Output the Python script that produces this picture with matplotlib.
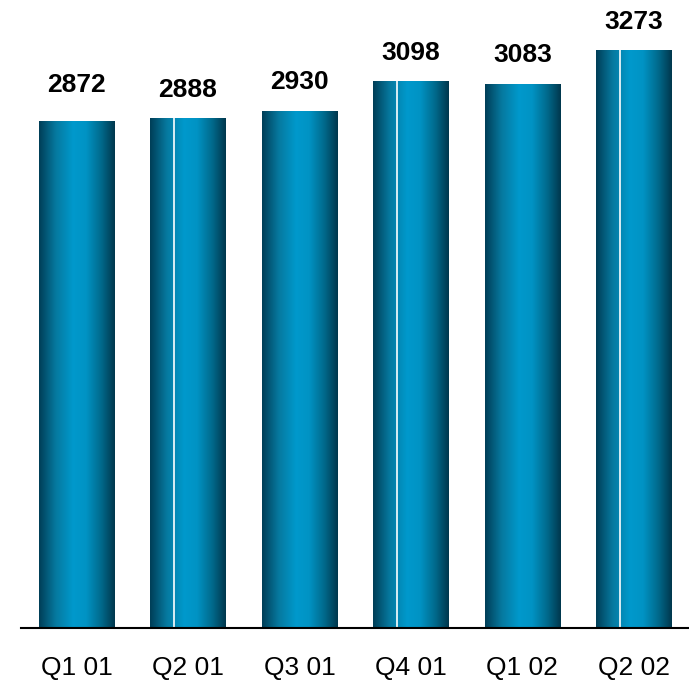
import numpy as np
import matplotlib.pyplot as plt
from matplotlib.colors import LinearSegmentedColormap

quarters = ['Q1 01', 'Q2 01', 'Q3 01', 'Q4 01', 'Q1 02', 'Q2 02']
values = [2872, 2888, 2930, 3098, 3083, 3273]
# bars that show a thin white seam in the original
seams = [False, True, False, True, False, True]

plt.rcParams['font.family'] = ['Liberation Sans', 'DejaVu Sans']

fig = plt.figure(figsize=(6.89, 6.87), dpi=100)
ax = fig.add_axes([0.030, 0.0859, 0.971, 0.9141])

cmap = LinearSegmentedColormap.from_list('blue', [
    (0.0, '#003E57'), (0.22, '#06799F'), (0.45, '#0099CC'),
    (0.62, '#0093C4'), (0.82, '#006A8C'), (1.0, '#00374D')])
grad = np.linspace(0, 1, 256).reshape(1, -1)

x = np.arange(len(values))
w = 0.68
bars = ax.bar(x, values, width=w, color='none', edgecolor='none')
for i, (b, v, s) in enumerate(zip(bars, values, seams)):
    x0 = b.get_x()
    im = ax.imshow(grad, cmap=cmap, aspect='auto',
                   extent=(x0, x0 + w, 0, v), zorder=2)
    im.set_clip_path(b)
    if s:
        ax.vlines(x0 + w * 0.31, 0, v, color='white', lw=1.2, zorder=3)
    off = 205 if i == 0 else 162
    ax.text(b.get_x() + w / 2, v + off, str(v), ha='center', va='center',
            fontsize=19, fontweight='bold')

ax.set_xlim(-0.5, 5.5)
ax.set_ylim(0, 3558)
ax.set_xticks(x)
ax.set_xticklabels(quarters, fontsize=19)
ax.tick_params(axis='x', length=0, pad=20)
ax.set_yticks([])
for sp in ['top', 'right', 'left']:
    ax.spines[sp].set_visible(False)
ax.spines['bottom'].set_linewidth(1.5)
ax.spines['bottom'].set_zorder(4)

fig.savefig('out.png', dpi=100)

══════════

THE EXERCISE. Only lines belong in the copy: transcribe those from the start of the data through the line that contains "plt.rcParams['font.family'] = ['Liberation", and skip the pictures.

TASK SOLUTION.
Output the Python script that produces this picture with matplotlib.
import numpy as np
import matplotlib.pyplot as plt
from matplotlib.colors import LinearSegmentedColormap

quarters = ['Q1 01', 'Q2 01', 'Q3 01', 'Q4 01', 'Q1 02', 'Q2 02']
values = [2872, 2888, 2930, 3098, 3083, 3273]
# bars that show a thin white seam in the original
seams = [False, True, False, True, False, True]

plt.rcParams['font.family'] = ['Liberation Sans', 'DejaVu Sans']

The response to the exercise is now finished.